# Help! Peppermint eating my ricordea



## PACMAN (Mar 4, 2010)

What the heck do I do? my peppermint shrimp is eating the ricordea i just got. (meanwhile the assh*le is ignoring my aiptasia (even before I got the ricordea))


----------



## Sunstar (Jul 29, 2008)

Could be a Camel shrimp (durban dancing shrimp) and not a peppermint.

Get a pic of the shrimp.


----------



## PACMAN (Mar 4, 2010)

Sunstar said:


> Could be a Camel shrimp (durban dancing shrimp) and not a peppermint.
> 
> Get a pic of the shrimp.


is this good enough of a pic to ID?


----------



## Cypher (Apr 15, 2006)

There's another type of shrimp from the pacific which looks almost exactly like the caribbean peppermint shrimps; they tend not to eat aiptasia. You might have accidentally been sold one of these. Where did you buy the shrimp?

Also, I've noticed if the aiptasia is too big, peppermints will ignore it totally. They prefer aiptasia when they're small. So, you'll have to manually kill aiptasia if they're 3/4 - 1 inch in diameter, in terms of the head size.


----------



## Fish_Man (Apr 9, 2010)

PACMAN said:


> is this good enough of a pic to ID?


Don't look like a peppermint to me 

That is why I opted out on getting one since most places don't sell "true" peppermint so I've researched.


----------



## PACMAN (Mar 4, 2010)

bought it at big als 'sauga. I guess i should mention that he ate the aiptasia i had the first night i got him, but since then hasnt really ate anything. I got fed up and bought another one recently. But it is the original that i found munching on my rics. I might have to trade/sell him if he dosent behave himself. 

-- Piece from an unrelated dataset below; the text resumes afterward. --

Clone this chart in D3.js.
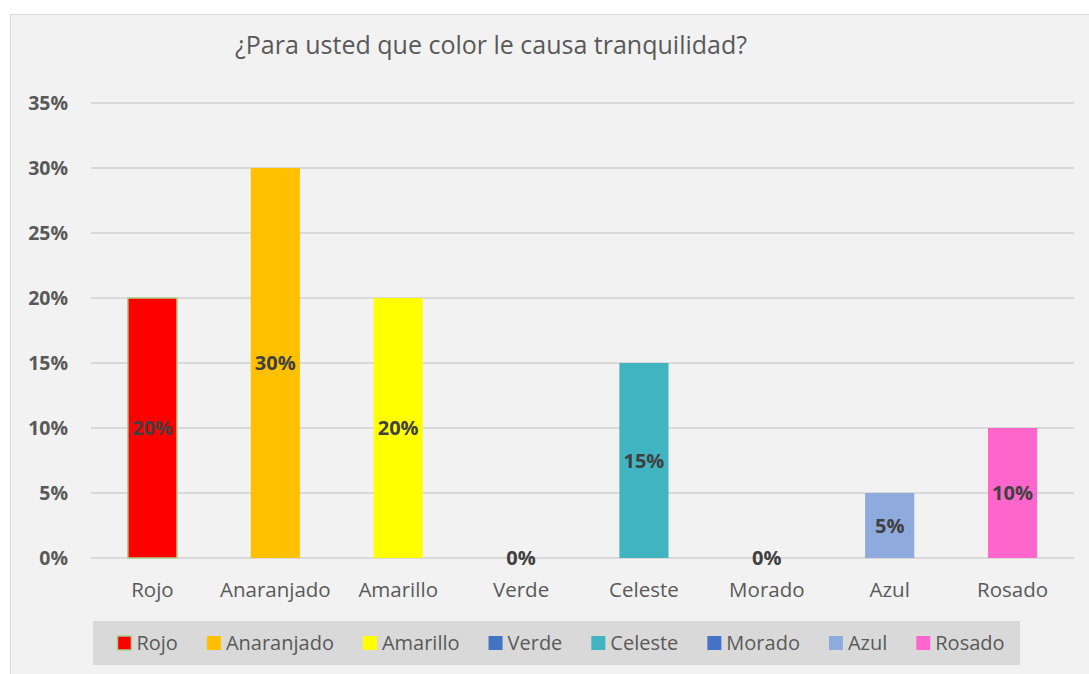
<!DOCTYPE html>
<meta charset="utf-8">
<style>
body { margin: 0; background: #fff; }
text { font-family: "Open Sans", sans-serif; }
</style>
<body>
<script src="https://d3js.org/d3.v7.min.js"></script>
<script>
// data
var categories = ["Rojo", "Anaranjado", "Amarillo", "Verde", "Celeste", "Morado", "Azul", "Rosado"];
var values = [0.20, 0.30, 0.20, 0, 0.15, 0, 0.05, 0.10];
var colors = ["#ff0000", "#ffc000", "#ffff00", "#4472c4", "#40b4c0", "#4472c4", "#8faadc", "#ff66cc"];
var yTicks = [0, 0.05, 0.10, 0.15, 0.20, 0.25, 0.30, 0.35];
var title = "¿Para usted que color le causa tranquilidad?";

var W = 1089, H = 674;
var margin = {top: 103, right: 15, bottom: 116, left: 91};
var width = W - margin.left - margin.right,
    height = H - margin.top - margin.bottom;

var svg = d3.select("body").append("svg")
    .attr("width", W)
    .attr("height", H);

// chart background
svg.append("rect")
    .attr("x", 10.5).attr("y", 14.5)
    .attr("width", W).attr("height", H)
    .attr("fill", "#f2f2f2")
    .attr("stroke", "#d9d9d9");

svg.append("text")
    .attr("x", 491).attr("y", 54)
    .attr("text-anchor", "middle")
    .attr("font-size", 25)
    .attr("fill", "#595959")
    .text(title);

var g = svg.append("g")
    .attr("transform", "translate(" + margin.left + "," + margin.top + ")");

var x = d3.scaleBand()
    .domain(categories)
    .range([0, width])
    .paddingInner(0.6)
    .paddingOuter(0.3);

var y = d3.scaleLinear()
    .domain([0, 0.35])
    .range([height, 0]);

// gridlines
g.selectAll(".grid")
    .data(yTicks)
    .enter().append("line")
    .attr("x1", 0).attr("x2", width)
    .attr("y1", function(d) { return y(d); })
    .attr("y2", function(d) { return y(d); })
    .attr("stroke", "#d9d9d9")
    .attr("stroke-width", 2);

// y axis
var yAxis = g.append("g")
    .call(d3.axisLeft(y).tickValues(yTicks).tickFormat(d3.format(".0%")).tickSize(0).tickPadding(23));
yAxis.select(".domain").remove();
yAxis.selectAll("text")
    .attr("font-family", "Open Sans, sans-serif")
    .attr("font-size", 19.5)
    .attr("font-weight", "bold")
    .attr("fill", "#595959");

// x axis
var xAxis = g.append("g")
    .attr("transform", "translate(0," + height + ")")
    .call(d3.axisBottom(x).tickSize(0).tickPadding(24));
xAxis.select(".domain").remove();
xAxis.selectAll("text")
    .attr("font-family", "Open Sans, sans-serif")
    .attr("font-size", 20.5)
    .attr("fill", "#595959");

// bars
g.selectAll(".bar")
    .data(values)
    .enter().append("rect")
    .attr("x", function(d, i) { return x(categories[i]); })
    .attr("width", x.bandwidth())
    .attr("y", function(d) { return y(d); })
    .attr("height", function(d) { return height - y(d); })
    .attr("fill", function(d, i) { return colors[i]; })
    .attr("stroke", function(d, i) { return i === 0 ? "#a9d18e" : "none"; })
    .attr("stroke-width", 1.5);

// data labels
g.selectAll(".lbl")
    .data(values)
    .enter().append("text")
    .attr("x", function(d, i) { return x(categories[i]) + x.bandwidth() / 2; })
    .attr("y", function(d) { return (y(d) + height) / 2; })
    .attr("dy", "0.35em")
    .attr("text-anchor", "middle")
    .attr("font-size", 20)
    .attr("font-weight", "bold")
    .attr("fill", "#404040")
    .text(function(d) { return d3.format(".0%")(d); });

// legend
svg.append("rect")
    .attr("x", 93).attr("y", 621)
    .attr("width", 927).attr("height", 44)
    .attr("fill", "#d9d9d9");

var gap = 29;
var leg = svg.append("g");
var lx = 0;
categories.forEach(function(c, i) {
    var item = leg.append("g").attr("transform", "translate(" + lx + ",0)");
    item.append("rect")
        .attr("x", 0).attr("y", -7)
        .attr("width", 14).attr("height", 14)
        .attr("fill", colors[i])
        .attr("stroke", i === 0 ? "#a9d18e" : "none")
        .attr("stroke-width", 1.5);
    var t = item.append("text")
        .attr("x", 19).attr("y", 0)
        .attr("dy", "0.35em")
        .attr("font-size", 20)
        .attr("fill", "#595959")
        .text(c);
    lx += 19 + t.node().getComputedTextLength() + gap;
});
var legW = lx - gap;
leg.attr("transform", "translate(" + (119 + (884 - legW) / 2) + ",643)");
</script>
</body>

I know its not a camelshrimp though. but another shrimp type? perhaps.


----------



## Cypher (Apr 15, 2006)

The only places that I trust getting true peppermint shrimps is SEA-U-Marine and Menagerie. Even if you get a true peppermint, like many animals, sometimes their appetite for a certain type of food changes as they age. If it's not the size of the aiptasia, may be its just that particular shrimp's preference.


----------



## Chris S (Dec 19, 2007)

Looks like a peppermint to me!

Let us keep in mind that if a peppermint eats aiptasia, it may also find other "soft" corals yummy.

Your best bet is to just remove him if he has developed a taste for more prized inhabitants.

Sump, trade, sell or return!


----------



## BBOSS (Jan 30, 2010)

I used to have a pair of pepperments that will try to eat the new corals but they do not bother other corals that were in the aquarium for a while. 

I wonder if it is the different smell on the new coral that attracts the peperments to it?


----------



## Ciddian (Mar 15, 2006)

My peppermints used to mow through my green stars from time to time.. :/


----------



## Tigercga (Mar 26, 2006)

My peppermint also finds green star polys tasty after it cleaned aptasia. It also likes xenia.


----------



## PACMAN (Mar 4, 2010)

Tigercga said:


> My peppermint also finds green star polys tasty after it cleaned aptasia. It also likes xenia.


ahhhhhhhhh I have all of those mentioned corals!!!


----------



## acer (May 18, 2010)

I think mine went after my torch...  I lost one head... but I can't lay blame to the peppermint cause I didn't see it, but I'm pretty sure it was it.


----------



## freddymp (Jan 15, 2010)

Yours looks like a peppermint; if i recall correctly the camel one usually have a larger hump on the back. If the aiptasia is much larger than the shrimp, it helps if the aiptasia if weakened (for example, by poking it first using a chopstick), then my peppermint will then go after it. I lost a nice blue sea-squirt to my peppermint...


----------